Tuesday, February 01, 2005

Trains in Florida

Les Standiford, Last Train to Paradise: Henry Flagler and the Spectacular Rise and Fall of the Railroad that Crossed an Ocean (New York: Three Rivers Press, 2002).

What could be a better combination for a good read than a visionary, a seemingly impossible obstacle, trains, a hurricane and Papa Hemingway? Last Train to Paradise tells the story of Henry Flagler’s obsession to extend his Florida East Coast Railroad to Key West. Building the line across the Florida marsh and Keys, including a seven mile expanse of ocean, seemed impossible, but in 1912, after seven years of work, the line was completed.
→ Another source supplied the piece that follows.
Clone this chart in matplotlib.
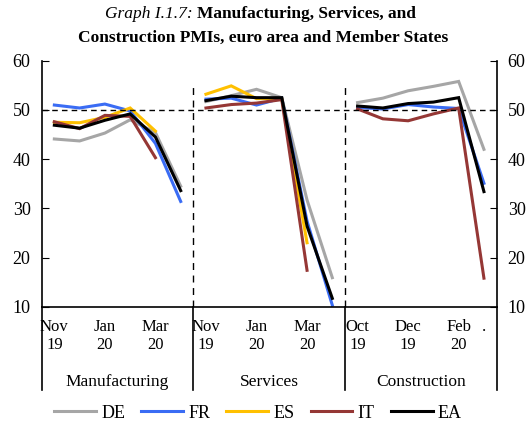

Flagler who developed much of Florida’s East Coast, had reached his goal. He hoped the opening of the Panama Canal and travel to Havana (it was a short steamship ride away) would provide a boom to this railroad. In this regard, he failed. The railroad never turned a profit. Ironically, considering that Flagler was a teetotaler, the one commodity the line attracted was bootlegged liquor. But this was after Flagler’s death, during the era of Prohibition within the United States. Bootleggers brought liquor into Key West from Cuba, and then shipped it up the east coast. Flagler’s railroad was destroyed in 1935, during one of the worst hurricanes ever to strike the Keys. The heroic effort by railroad employees to save residents of the Keys is retold. After the storm, so much of the railroad was damaged they never rebuilt it. The destroyed trestles were rebuilt for automobiles. One of the first observers to the hurricane’s destruction in the Middle Keys was Ernest Hemingway, who at the time was residing in Key West.

1 Comments:

Blogger Assorted Babble by Suzie said...

Isn't it an amazing story? I love the history and have spent many months in the Keys.